__Work instructions__. Repeat exactly the lines running from the first line of the data to the line containing "ax.spines['left'].set_bounds(-0.35, len(years) - 0.65)", both ends included, and nothing else; drop the pictures.

__Data lines__.
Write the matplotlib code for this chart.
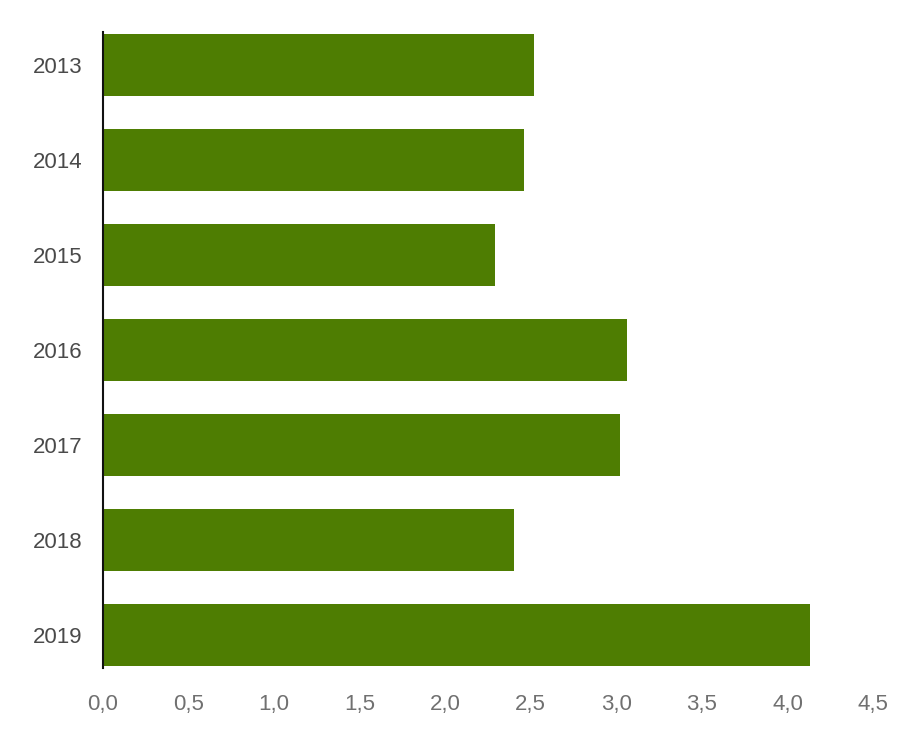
import matplotlib.pyplot as plt

# values
years = ['2013', '2014', '2015', '2016', '2017', '2018', '2019']
values = [2.52, 2.46, 2.29, 3.06, 3.02, 2.40, 4.13]
xticks = [0.0, 0.5, 1.0, 1.5, 2.0, 2.5, 3.0, 3.5, 4.0, 4.5]
xtick_labels = ['0,0', '0,5', '1,0', '1,5', '2,0', '2,5', '3,0', '3,5', '4,0', '4,5']

plt.rcParams['font.family'] = ['Liberation Sans', 'DejaVu Sans']

fig = plt.figure(figsize=(9.17, 7.35), dpi=100)
ax = fig.add_axes([103 / 917, 1 - 682.5 / 735, (873 - 103) / 917, 665 / 735])

pos = range(len(years))
ax.barh(pos, values, height=0.66, color='#4e7d02')

ax.set_xlim(0, 4.5)
ax.set_ylim(len(years) - 0.5, -0.5)
ax.set_yticks(list(pos))
ax.set_yticklabels(years)
ax.set_xticks(xticks)
ax.set_xticklabels(xtick_labels)

for s in ['top', 'right', 'bottom']:
    ax.spines[s].set_visible(False)
ax.spines['left'].set_color('#111111')
ax.spines['left'].set_linewidth(1.5)
ax.spines['left'].set_bounds(-0.35, len(years) - 0.65)

ax.tick_params(axis='y', length=0, pad=15, labelsize=16, labelcolor='#4a4a4a')
ax.tick_params(axis='x', length=0, pad=8, labelsize=16, labelcolor='#707070')

fig.savefig('out.png', dpi=100)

__Solution to the exercise__.
Write the matplotlib code for this chart.
import matplotlib.pyplot as plt

# values
years = ['2013', '2014', '2015', '2016', '2017', '2018', '2019']
values = [2.52, 2.46, 2.29, 3.06, 3.02, 2.40, 4.13]
xticks = [0.0, 0.5, 1.0, 1.5, 2.0, 2.5, 3.0, 3.5, 4.0, 4.5]
xtick_labels = ['0,0', '0,5', '1,0', '1,5', '2,0', '2,5', '3,0', '3,5', '4,0', '4,5']

plt.rcParams['font.family'] = ['Liberation Sans', 'DejaVu Sans']

fig = plt.figure(figsize=(9.17, 7.35), dpi=100)
ax = fig.add_axes([103 / 917, 1 - 682.5 / 735, (873 - 103) / 917, 665 / 735])

pos = range(len(years))
ax.barh(pos, values, height=0.66, color='#4e7d02')

ax.set_xlim(0, 4.5)
ax.set_ylim(len(years) - 0.5, -0.5)
ax.set_yticks(list(pos))
ax.set_yticklabels(years)
ax.set_xticks(xticks)
ax.set_xticklabels(xtick_labels)

for s in ['top', 'right', 'bottom']:
    ax.spines[s].set_visible(False)
ax.spines['left'].set_color('#111111')
ax.spines['left'].set_linewidth(1.5)
ax.spines['left'].set_bounds(-0.35, len(years) - 0.65)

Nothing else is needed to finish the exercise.